How It Works in Practice

JIT access makes most sense when entitlement can be tied to a specific task, a defined duration, and an auditable approval path. For NHIs, that usually means issuing short-lived credentials at runtime, scoping them to the minimum action set, and revoking them automatically when the task ends. Current guidance suggests treating this as a workload identity problem first, then a secrets problem second. A service account, API key, or token should prove what the workload is, but the runtime policy should decide what it may do right now.

That is why practical implementations often combine RBAC for baseline role definition with context-aware authorisation for the final decision. In more mature setups, policy is evaluated at request time using task context, environment signals, and workflow state. The Ultimate Guide to NHIs — Key Challenges and Risks shows how excessive privilege and weak visibility turn routine access into persistent exposure, while the Guide to NHI Rotation Challenges is useful for understanding why short-lived issuance matters when rotation lags behind usage.

  • Use JIT for admin tasks, deployment steps, data exports, and troubleshooting that do not need permanent privilege.
  • Bind the credential to the workload identity, not to a human habit or a shared secret stored in a vault forever.
  • Set explicit TTLs and revoke on completion, even if the task finishes early.
  • Log the request context, approval reason, and revocation event for audit and incident response.

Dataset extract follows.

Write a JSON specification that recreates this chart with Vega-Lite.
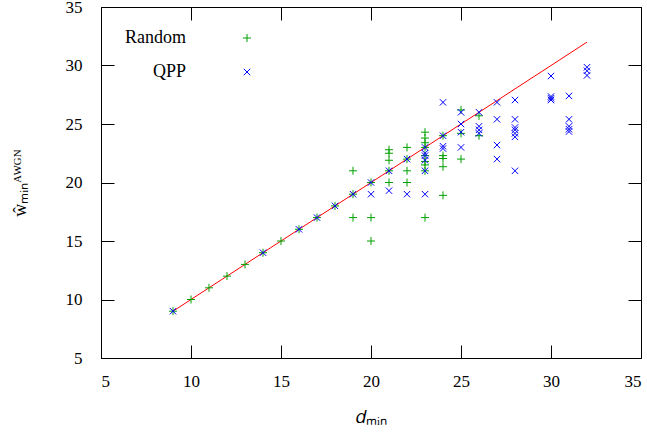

OWASP Non-Human Identity Top 10 aligns with this approach because the control goal is not just strong authentication, but constrained and observable use of that identity. These controls tend to break down when legacy automation expects persistent credentials, because the business process has been built around always-on access rather than task-bounded execution.

Common Variations and Edge Cases

Tighter JIT controls often increase operational overhead, requiring organisations to balance faster response times against approval friction and workflow complexity. That tradeoff is real, especially in environments where autonomous jobs run continuously, maintenance windows are rare, or distributed systems need immediate failover permissions. Best practice is evolving, but there is no universal standard for exactly which agentic or machine-to-machine tasks should remain standing access versus JIT. The safer pattern is to reserve standing access for narrowly defined break-glass scenarios and for workloads that cannot yet support reliable task-level issuance.

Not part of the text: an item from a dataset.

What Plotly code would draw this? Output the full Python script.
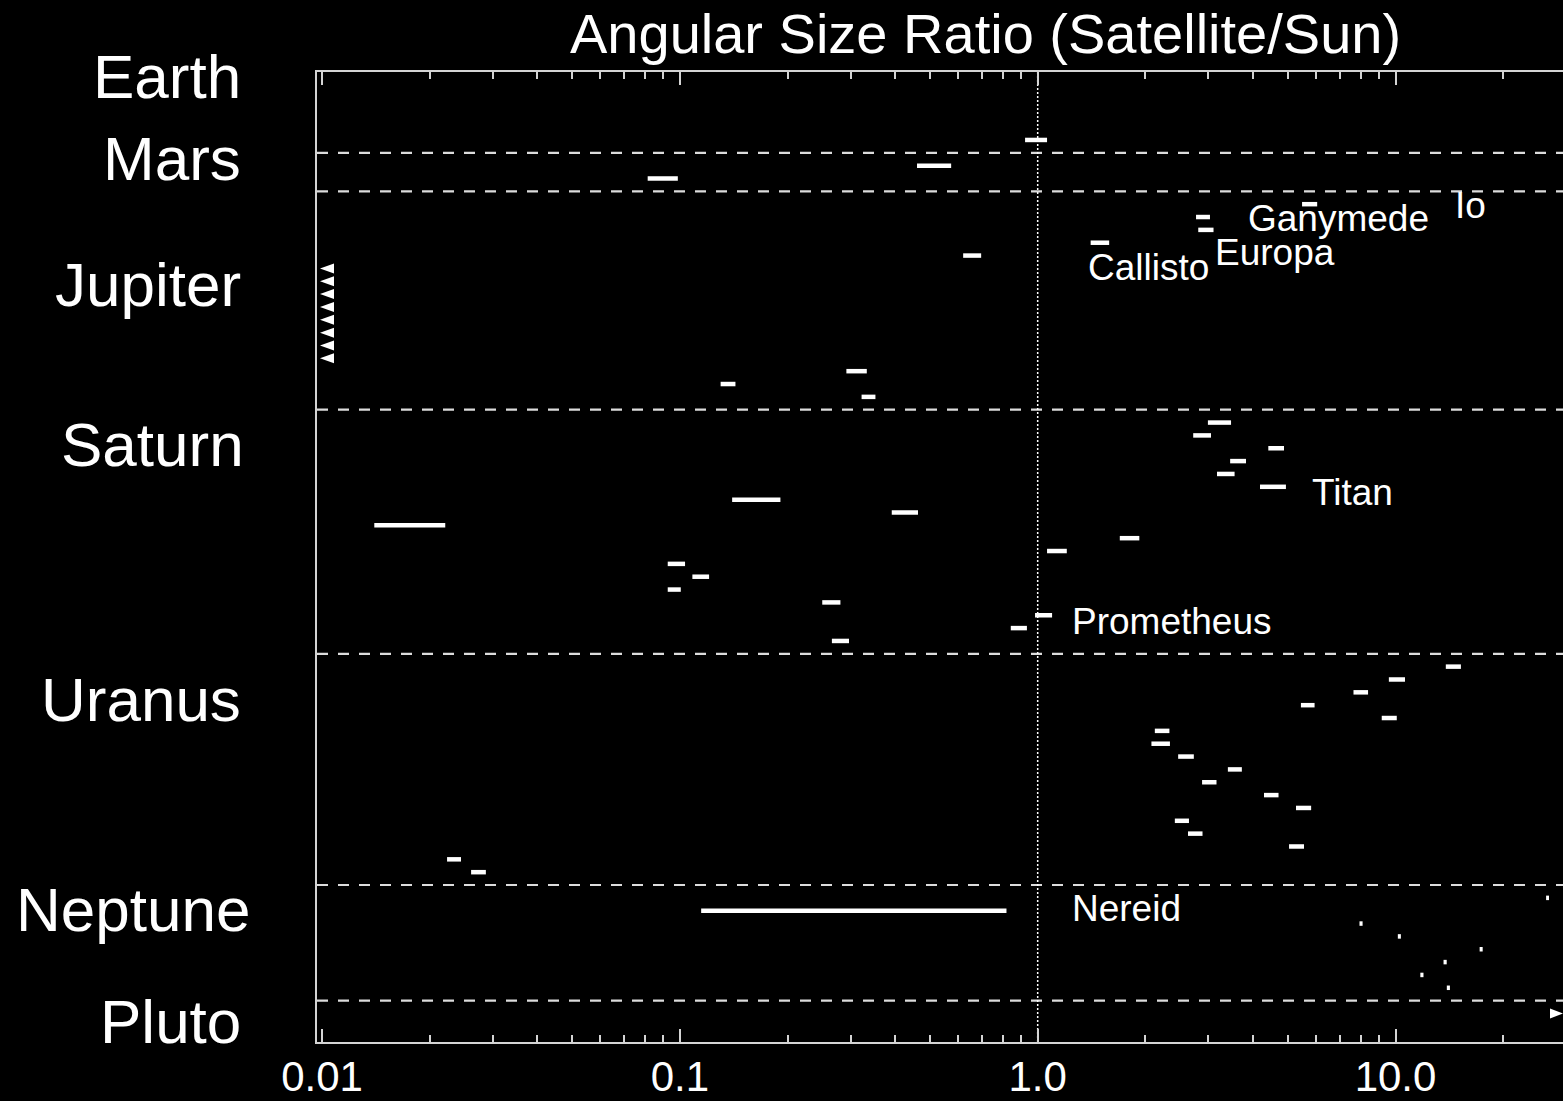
import numpy as np
import plotly.graph_objects as go

# ---------------- data (ratio = satellite angular size / Sun angular size) ----------------
planets = ["Earth", "Mars", "Jupiter", "Saturn", "Uranus", "Neptune", "Pluto"]

earth_names = ["Moon"]
earth_lo = [0.922]
earth_hi = [1.062]

mars_names = ["Phobos", "Deimos"]
mars_lo = [0.460, 0.0813]
mars_hi = [0.573, 0.0987]

jupiter_names = ["Io", "Europa", "Ganymede", "Callisto", "Amalthea", "Himalia", "Elara",
                 "Pasiphae", "Sinope", "Lysithea", "Carme", "Ananke", "Leda",
                 "Thebe", "Metis", "Adrastea"]
jupiter_lo = [5.48, 2.77, 2.81, 1.406, 0.619, None, None, None, None, None, None, None, None,
              0.292, 0.130, 0.322]
jupiter_hi = [6.04, 3.03, 3.10, 1.584, 0.695, None, None, None, None, None, None, None, None,
              0.333, 0.143, 0.352]

saturn_names = ["Mimas", "Enceladus", "Tethys", "Dione", "Rhea", "Titan", "Hyperion",
                "Iapetus", "Phoebe", "Janus", "Epimetheus", "Helene", "Telesto",
                "Calypso", "Atlas", "Prometheus", "Pandora", "Pan"]
saturn_lo = [2.99, 2.72, 4.41, 3.45, 3.17, 4.18, 0.140, 0.391, 0.0140, 1.696, 1.062,
             0.0925, 0.1084, 0.0925, 0.250, 0.983, 0.841, 0.266]
saturn_hi = [3.47, 3.05, 4.88, 3.82, 3.55, 4.94, 0.191, 0.463, 0.0221, 1.923, 1.206,
             0.1034, 0.1207, 0.1006, 0.281, 1.097, 0.933, 0.297]

uranus_names = ["Titania", "Oberon", "Ariel", "Umbriel", "Miranda", "Cordelia", "Ophelia",
                "Bianca", "Cressida", "Desdemona", "Juliet", "Portia", "Rosalind",
                "Belinda", "Puck", "Caliban", "Sycorax"]
uranus_lo = [13.82, 9.58, 7.63, 5.44, 9.15, 2.125, 2.079, 2.469, 3.40, 2.88, 4.29, 5.27,
             2.417, 2.63, 5.04, 0.02236, 0.0261]
uranus_hi = [15.23, 10.63, 8.38, 5.94, 10.08, 2.334, 2.342, 2.731, 3.72, 3.16, 4.71, 5.81,
             2.647, 2.888, 5.55, 0.02446, 0.0287]

neptune_names = ["Triton", "Nereid", "Naiad", "Thalassa", "Despina", "Galatea",
                 "Larissa", "Proteus"]
neptune_lo = [26.35, 0.1147, 7.93, 10.15, 17.18, 13.62, 11.73, 13.91]
neptune_hi = [26.85, 0.818, 8.09, 10.35, 17.52, 13.90, 11.97, 14.19]

pluto_names = ["Charon"]
pluto_lo = [None]
pluto_hi = [None]

below_range = ["Himalia", "Elara", "Pasiphae", "Sinope", "Lysithea", "Carme", "Ananke", "Leda"]
above_range = ["Charon"]

labelled = ["Io", "Ganymede", "Europa", "Callisto", "Titan", "Prometheus", "Nereid"]

tick_vals = [0.01, 0.1, 1.0, 10.0]
tick_text = ["0.01", "0.1", "1.0", "10.0"]

# ---------------- layout constants (pixels / styles) ----------------
W, H = 1563, 1101
M_L, M_R, M_T, M_B = 317, 0, 72, 59
X_RANGE = [-2.014, 1.468]
Y_RANGE = [70.22, -5.29]
FONT = "Liberation Sans, Arial, Helvetica, sans-serif"
AX_COL = "#d4d4d4"
PLOT_H = H - M_T - M_B

# label anchor: (which end of the segment, xshift px, yshift px)
label_style = {
    "Io": ("hi", 136, -1),
    "Ganymede": ("hi", 32, 11),
    "Europa": ("hi", 3, -35),
    "Callisto": ("lo", -5, -25),
    "Titan": ("hi", 24, -6),
    "Prometheus": ("hi", 18, -6),
    "Nereid": ("hi", 64, 2),
}
# planet label placement: (right edge px, vertical centre px)
planet_label_px = {
    "Earth": (243, 77), "Mars": (243, 158), "Jupiter": (243, 284.5),
    "Saturn": (246, 444.5), "Uranus": (243, 699), "Neptune": (252, 909),
    "Pluto": (243, 1021.6),
}

# ---------------- build rows ----------------
groups = [
    (earth_names, earth_lo, earth_hi),
    (mars_names, mars_lo, mars_hi),
    (jupiter_names, jupiter_lo, jupiter_hi),
    (saturn_names, saturn_lo, saturn_hi),
    (uranus_names, uranus_lo, uranus_hi),
    (neptune_names, neptune_lo, neptune_hi),
    (pluto_names, pluto_lo, pluto_hi),
]
rows, lo_of, hi_of, sep_rows = {}, {}, {}, []
r = 0
for gi, (names, lo, hi) in enumerate(groups):
    if gi > 0:
        sep_rows.append(r)
        r += 1
    for n, a, b in zip(names, lo, hi):
        rows[n] = r
        lo_of[n] = a
        hi_of[n] = b
        r += 1

seg_x, seg_y = [], []
for n in rows:
    if lo_of[n] is None:
        continue
    seg_x += [lo_of[n], hi_of[n], None]
    seg_y += [rows[n], rows[n], None]

fig = go.Figure()
fig.add_trace(go.Scatter(x=seg_x, y=seg_y, mode="lines",
                         line=dict(color="white", width=4.5), hoverinfo="skip",
                         showlegend=False))

shapes = []
# planet separators
for sr in sep_rows:
    shapes.append(dict(type="line", xref="paper", yref="y", x0=0, x1=1, y0=sr, y1=sr,
                       line=dict(color="#dcdcdc", width=2.2, dash="11px,10px"), layer="below"))
# ratio = 1 line
shapes.append(dict(type="line", xref="x", yref="paper", x0=1.0, x1=1.0, y0=0, y1=1,
                   line=dict(color="white", width=1.5, dash="2px,2px"), layer="below"))
# off-scale markers
xmin_val = 10 ** X_RANGE[0]
xmax_val = 10 ** X_RANGE[1]
for n in below_range:
    shapes.append(dict(type="path", xref="x", yref="y", xsizemode="pixel", ysizemode="pixel",
                       xanchor=xmin_val, yanchor=rows[n], path="M 3 0 L 17 5 L 17 -5 Z",
                       fillcolor="white", line=dict(width=0)))
for n in above_range:
    shapes.append(dict(type="path", xref="x", yref="y", xsizemode="pixel", ysizemode="pixel",
                       xanchor=xmax_val, yanchor=rows[n], path="M 0 0 L -13 5 L -13 -5 Z",
                       fillcolor="white", line=dict(width=0)))

annotations = []
for n in labelled:
    end, dx, dy = label_style[n]
    v = hi_of[n] if end == "hi" else lo_of[n]
    annotations.append(dict(x=np.log10(v), y=rows[n], xref="x", yref="y", text=n,
                            showarrow=False, xanchor="left", yanchor="middle",
                            xshift=dx, yshift=dy,
                            font=dict(family=FONT, size=37, color="white")))
plot_w = W - M_L - M_R
for p in planets:
    px, py = planet_label_px[p]
    annotations.append(dict(x=(px - M_L) / plot_w, y=1 - (py - M_T) / PLOT_H,
                            xref="paper", yref="paper", text=p, showarrow=False,
                            xanchor="right", yanchor="middle",
                            font=dict(family=FONT, size=62, color="white")))
annotations.append(dict(x=(986 - M_L) / plot_w, y=1, xref="paper", yref="paper",
                        text="Angular Size Ratio (Satellite/Sun)", showarrow=False,
                        xanchor="center", yanchor="middle", yshift=38.7,
                        font=dict(family=FONT, size=56, color="white")))

minor_vals = [m * 10.0 ** e for e in range(-2, 2) for m in range(2, 10)]

fig.update_layout(
    template="none",
    width=W, height=H,
    margin=dict(l=M_L, r=M_R, t=M_T, b=M_B, pad=0, autoexpand=False),
    paper_bgcolor="black", plot_bgcolor="black",
    shapes=shapes, annotations=annotations, showlegend=False,
    xaxis=dict(type="log", range=X_RANGE, tickmode="array", tickvals=tick_vals,
               ticktext=tick_text, ticks="inside", ticklen=13, tickwidth=2,
               tickcolor=AX_COL, showline=True, linecolor=AX_COL, linewidth=2,
               mirror="allticks", showgrid=False, zeroline=False, automargin=False,
               ticklabelstandoff=-3,
               tickfont=dict(family=FONT, size=42, color="white"),
               minor=dict(ticks="inside", ticklen=7, tickwidth=2, tickcolor=AX_COL,
                          tickmode="array", tickvals=minor_vals, showgrid=False)),
    yaxis=dict(range=Y_RANGE, showline=True, linecolor=AX_COL, linewidth=2, mirror=False,
               showticklabels=False, ticks="", showgrid=False, zeroline=False,
               automargin=False),
)

fig.write_html("out.html", config={"displayModeBar": False},
               post_script="document.body.style.margin='0';"
                           "document.body.style.background='black';"
                           "document.body.style.overflow='hidden';")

For agentic systems, the distinction becomes sharper: an AI agent may chain tools, alter its own plan, or request new permissions mid-task, so static access assumptions fail quickly. In those environments, JIT should be paired with intent-based authorisation, real-time policy checks, and ephemeral secrets with short TTLs. The 52 NHI Breaches Analysis is a useful reminder that compromise often spreads through identities that were never intended to be permanently privileged. OWASP guidance also points to the need for stronger lifecycle controls when identities outlive their original purpose. Where there is no reliable workload identity, or where the application cannot tolerate frequent credential refresh, JIT may be impractical until the architecture is modernised.

For that reason, standing access is sometimes tolerated in transitional environments, but it should be treated as debt, not design. The right question is not whether a team can manage standing privilege, but whether the business outcome truly requires it and whether the environment can prove that access is continuously justified.

Standards & Framework Alignment

This section maps relevant standards and security frameworks to the operational risks and controls described in this guidance.

OWASP Non-Human Identity Top 10 address the attack and risk surface, while NIST CSF 2.0 and NIST Zero Trust (SP 800-207) set the governance and control requirements practitioners need to meet.

Framework Control / Reference Relevance
OWASP Non-Human Identity Top 10 NHI-03 Addresses excessive standing privilege and credential lifecycle risk.
NIST CSF 2.0 PR.AC-4 Least-privilege access decisions map directly to access control governance.
NIST Zero Trust (SP 800-207) PR.AC JIT access supports zero trust by verifying each request at runtime.

Enforce runtime authorisation for every elevated NHI action instead of trusting persistent access.